Find, in the records below, the line that contains "Generate a Python" and the line that contains "years = list(range(1960, 2006))". Copy those two lines and everything between them exactly, but not the pictures.

————

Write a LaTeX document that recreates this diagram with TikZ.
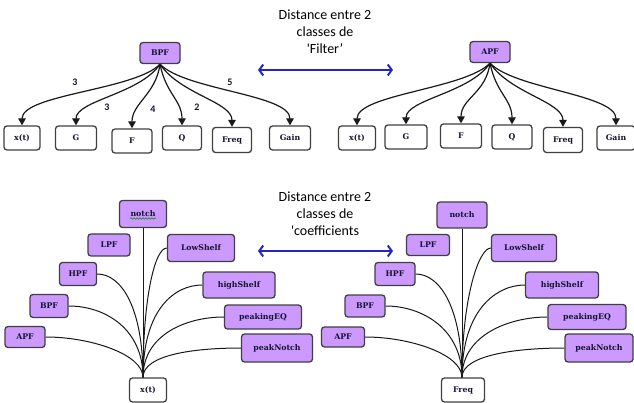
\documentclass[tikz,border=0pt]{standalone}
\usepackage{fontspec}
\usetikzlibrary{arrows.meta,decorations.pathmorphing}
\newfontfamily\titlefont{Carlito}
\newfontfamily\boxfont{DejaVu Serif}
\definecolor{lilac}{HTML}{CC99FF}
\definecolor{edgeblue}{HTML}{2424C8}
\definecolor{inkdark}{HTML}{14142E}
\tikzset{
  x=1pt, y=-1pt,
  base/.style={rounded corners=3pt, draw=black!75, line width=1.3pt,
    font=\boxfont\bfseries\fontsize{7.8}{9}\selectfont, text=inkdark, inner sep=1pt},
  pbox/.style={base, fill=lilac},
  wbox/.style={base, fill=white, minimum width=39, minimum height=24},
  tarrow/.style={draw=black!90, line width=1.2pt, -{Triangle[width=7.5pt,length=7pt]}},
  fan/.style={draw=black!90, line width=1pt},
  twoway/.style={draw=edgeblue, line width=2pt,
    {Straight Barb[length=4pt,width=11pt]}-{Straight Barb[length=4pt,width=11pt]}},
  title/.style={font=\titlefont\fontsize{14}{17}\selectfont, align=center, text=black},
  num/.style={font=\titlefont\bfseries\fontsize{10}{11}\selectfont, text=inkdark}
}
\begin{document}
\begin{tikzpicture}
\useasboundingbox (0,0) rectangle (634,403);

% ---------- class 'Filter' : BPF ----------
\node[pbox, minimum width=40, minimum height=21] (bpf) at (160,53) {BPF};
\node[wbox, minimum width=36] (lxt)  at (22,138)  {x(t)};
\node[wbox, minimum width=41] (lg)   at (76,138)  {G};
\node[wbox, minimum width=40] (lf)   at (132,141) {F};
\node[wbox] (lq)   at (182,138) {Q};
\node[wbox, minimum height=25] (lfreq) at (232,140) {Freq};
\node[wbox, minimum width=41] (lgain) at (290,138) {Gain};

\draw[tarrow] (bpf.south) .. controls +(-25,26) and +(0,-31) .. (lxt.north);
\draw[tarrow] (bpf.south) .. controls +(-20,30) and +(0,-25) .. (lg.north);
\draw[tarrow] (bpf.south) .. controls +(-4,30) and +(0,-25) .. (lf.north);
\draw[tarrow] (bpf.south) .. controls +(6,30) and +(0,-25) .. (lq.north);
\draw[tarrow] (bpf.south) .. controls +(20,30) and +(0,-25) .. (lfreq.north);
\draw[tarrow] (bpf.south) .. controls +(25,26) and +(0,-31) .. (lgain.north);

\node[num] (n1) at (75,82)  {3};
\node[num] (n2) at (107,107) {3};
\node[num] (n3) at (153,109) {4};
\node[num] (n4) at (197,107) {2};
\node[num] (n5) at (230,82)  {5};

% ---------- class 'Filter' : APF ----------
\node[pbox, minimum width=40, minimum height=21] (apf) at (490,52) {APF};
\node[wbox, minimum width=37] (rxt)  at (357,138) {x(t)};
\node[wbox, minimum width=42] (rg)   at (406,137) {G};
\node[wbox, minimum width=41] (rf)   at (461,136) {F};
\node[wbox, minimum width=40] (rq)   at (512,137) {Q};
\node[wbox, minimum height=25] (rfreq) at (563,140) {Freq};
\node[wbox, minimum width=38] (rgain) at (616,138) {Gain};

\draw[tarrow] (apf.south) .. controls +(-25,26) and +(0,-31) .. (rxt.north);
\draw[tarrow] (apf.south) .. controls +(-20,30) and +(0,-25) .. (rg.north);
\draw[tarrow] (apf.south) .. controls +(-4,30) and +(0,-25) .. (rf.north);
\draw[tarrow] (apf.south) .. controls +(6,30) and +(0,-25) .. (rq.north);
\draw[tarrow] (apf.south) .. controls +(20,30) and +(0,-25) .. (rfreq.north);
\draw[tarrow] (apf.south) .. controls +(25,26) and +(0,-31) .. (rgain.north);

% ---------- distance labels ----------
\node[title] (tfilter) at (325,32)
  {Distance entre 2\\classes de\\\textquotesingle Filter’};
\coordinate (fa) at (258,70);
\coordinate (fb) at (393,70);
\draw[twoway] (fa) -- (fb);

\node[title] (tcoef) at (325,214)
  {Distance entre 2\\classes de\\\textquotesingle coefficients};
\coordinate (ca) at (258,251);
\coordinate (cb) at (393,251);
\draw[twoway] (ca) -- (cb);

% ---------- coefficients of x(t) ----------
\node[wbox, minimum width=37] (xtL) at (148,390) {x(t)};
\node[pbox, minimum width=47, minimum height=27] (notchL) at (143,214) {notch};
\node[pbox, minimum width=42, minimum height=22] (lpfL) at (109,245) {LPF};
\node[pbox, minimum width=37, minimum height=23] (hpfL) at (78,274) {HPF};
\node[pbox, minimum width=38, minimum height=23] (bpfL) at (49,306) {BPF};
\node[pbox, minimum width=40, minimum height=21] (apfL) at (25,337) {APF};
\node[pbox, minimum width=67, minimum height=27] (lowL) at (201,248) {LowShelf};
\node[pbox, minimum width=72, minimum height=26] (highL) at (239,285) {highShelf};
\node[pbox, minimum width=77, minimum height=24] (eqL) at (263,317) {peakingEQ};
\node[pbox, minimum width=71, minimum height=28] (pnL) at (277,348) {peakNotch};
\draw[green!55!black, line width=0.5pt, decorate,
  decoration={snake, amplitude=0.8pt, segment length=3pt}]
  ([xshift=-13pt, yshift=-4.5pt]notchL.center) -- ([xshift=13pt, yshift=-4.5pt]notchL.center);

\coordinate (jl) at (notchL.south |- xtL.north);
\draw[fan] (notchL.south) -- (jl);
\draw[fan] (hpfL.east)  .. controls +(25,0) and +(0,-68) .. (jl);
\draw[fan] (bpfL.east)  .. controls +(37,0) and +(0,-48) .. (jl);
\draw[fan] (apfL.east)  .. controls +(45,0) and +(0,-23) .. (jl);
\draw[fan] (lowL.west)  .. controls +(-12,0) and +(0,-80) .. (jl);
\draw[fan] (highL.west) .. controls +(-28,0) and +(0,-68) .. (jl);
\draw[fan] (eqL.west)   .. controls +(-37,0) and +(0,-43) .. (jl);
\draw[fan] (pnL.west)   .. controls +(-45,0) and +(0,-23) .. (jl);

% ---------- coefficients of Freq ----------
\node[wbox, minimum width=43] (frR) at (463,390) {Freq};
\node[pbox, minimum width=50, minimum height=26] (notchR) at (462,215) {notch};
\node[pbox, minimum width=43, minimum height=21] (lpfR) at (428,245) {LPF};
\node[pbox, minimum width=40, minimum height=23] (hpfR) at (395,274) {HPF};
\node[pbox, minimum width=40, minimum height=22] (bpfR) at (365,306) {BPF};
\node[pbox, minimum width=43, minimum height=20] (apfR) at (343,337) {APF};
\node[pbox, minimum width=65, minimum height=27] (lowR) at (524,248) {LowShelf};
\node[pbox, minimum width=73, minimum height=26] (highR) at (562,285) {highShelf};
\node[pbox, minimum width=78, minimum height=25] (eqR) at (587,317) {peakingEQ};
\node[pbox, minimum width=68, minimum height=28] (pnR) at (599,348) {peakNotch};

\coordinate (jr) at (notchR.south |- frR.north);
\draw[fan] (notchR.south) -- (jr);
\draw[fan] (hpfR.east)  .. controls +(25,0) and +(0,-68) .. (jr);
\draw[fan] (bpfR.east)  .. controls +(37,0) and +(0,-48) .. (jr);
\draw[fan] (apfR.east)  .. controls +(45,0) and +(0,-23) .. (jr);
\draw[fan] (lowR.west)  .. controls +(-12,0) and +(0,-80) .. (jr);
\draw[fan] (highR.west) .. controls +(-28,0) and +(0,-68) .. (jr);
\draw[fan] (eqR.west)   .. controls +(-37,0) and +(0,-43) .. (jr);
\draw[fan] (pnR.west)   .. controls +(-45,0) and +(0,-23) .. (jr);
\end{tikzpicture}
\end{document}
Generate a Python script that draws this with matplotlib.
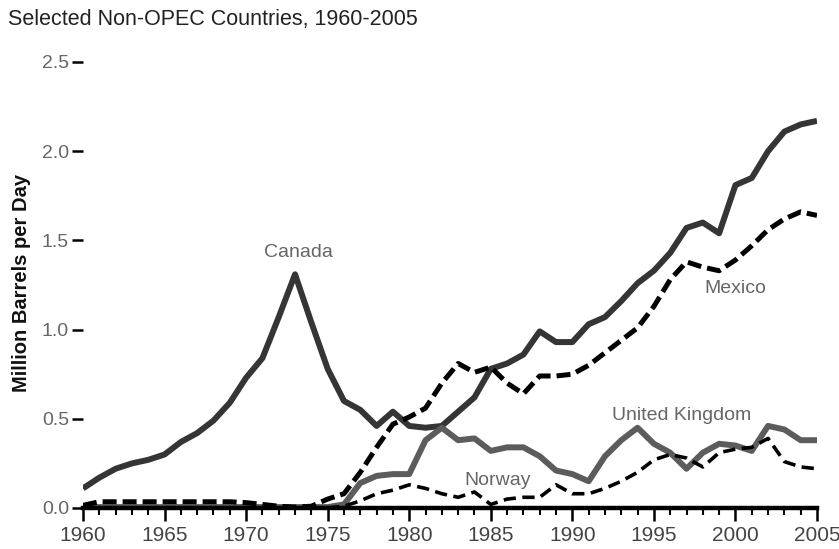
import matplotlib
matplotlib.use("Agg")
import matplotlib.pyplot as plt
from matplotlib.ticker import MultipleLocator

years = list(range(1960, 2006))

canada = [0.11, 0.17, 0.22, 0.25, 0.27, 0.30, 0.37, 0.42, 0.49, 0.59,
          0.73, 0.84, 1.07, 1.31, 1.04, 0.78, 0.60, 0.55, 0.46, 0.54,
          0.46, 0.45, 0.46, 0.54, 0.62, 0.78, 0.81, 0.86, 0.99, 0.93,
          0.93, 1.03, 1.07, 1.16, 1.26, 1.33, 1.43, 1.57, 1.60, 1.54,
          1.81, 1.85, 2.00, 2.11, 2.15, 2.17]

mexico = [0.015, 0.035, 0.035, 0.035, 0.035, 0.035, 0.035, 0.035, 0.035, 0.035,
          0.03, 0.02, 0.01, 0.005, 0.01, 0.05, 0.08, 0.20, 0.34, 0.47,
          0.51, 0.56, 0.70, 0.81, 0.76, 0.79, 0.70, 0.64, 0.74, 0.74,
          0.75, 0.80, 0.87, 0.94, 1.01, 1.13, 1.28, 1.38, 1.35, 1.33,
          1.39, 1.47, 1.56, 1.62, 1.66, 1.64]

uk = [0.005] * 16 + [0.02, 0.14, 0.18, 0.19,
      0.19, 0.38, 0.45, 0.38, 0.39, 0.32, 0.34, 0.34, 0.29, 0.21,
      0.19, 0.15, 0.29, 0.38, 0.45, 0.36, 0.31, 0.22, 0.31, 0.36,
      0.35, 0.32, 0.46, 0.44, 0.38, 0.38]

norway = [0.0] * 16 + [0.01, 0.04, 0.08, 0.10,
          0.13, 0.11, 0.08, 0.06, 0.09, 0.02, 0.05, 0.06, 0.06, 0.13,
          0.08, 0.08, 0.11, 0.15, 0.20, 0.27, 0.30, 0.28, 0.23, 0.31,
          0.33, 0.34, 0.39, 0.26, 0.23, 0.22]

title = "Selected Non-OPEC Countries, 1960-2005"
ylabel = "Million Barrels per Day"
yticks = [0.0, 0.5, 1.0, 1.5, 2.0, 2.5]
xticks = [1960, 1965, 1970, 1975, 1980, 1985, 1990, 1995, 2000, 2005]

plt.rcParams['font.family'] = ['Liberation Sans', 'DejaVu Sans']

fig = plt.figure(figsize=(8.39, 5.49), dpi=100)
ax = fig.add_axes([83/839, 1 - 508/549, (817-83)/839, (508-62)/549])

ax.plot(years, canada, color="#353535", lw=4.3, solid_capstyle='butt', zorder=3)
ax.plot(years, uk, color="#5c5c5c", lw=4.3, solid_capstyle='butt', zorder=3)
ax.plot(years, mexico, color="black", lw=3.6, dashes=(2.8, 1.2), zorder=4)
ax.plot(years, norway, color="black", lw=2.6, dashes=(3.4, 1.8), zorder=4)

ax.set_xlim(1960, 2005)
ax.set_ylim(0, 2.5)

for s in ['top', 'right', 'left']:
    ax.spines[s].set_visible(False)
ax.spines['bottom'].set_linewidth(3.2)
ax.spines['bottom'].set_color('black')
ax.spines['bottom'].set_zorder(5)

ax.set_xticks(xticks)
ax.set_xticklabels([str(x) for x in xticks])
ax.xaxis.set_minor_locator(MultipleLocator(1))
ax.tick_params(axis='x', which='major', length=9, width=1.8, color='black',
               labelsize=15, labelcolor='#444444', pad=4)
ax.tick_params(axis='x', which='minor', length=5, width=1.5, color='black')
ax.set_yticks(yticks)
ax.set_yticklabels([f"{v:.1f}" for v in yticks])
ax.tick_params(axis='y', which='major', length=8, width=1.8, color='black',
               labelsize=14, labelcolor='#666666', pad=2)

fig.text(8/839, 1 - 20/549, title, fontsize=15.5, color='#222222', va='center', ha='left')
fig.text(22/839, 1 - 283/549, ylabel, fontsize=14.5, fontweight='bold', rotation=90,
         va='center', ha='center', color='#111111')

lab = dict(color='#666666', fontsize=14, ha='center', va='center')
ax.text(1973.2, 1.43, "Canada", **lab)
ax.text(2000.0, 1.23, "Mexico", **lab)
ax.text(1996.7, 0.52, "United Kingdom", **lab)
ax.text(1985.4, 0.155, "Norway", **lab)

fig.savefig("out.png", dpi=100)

————

• [Correct result]
Generate a Python script that draws this with matplotlib.
import matplotlib
matplotlib.use("Agg")
import matplotlib.pyplot as plt
from matplotlib.ticker import MultipleLocator

years = list(range(1960, 2006))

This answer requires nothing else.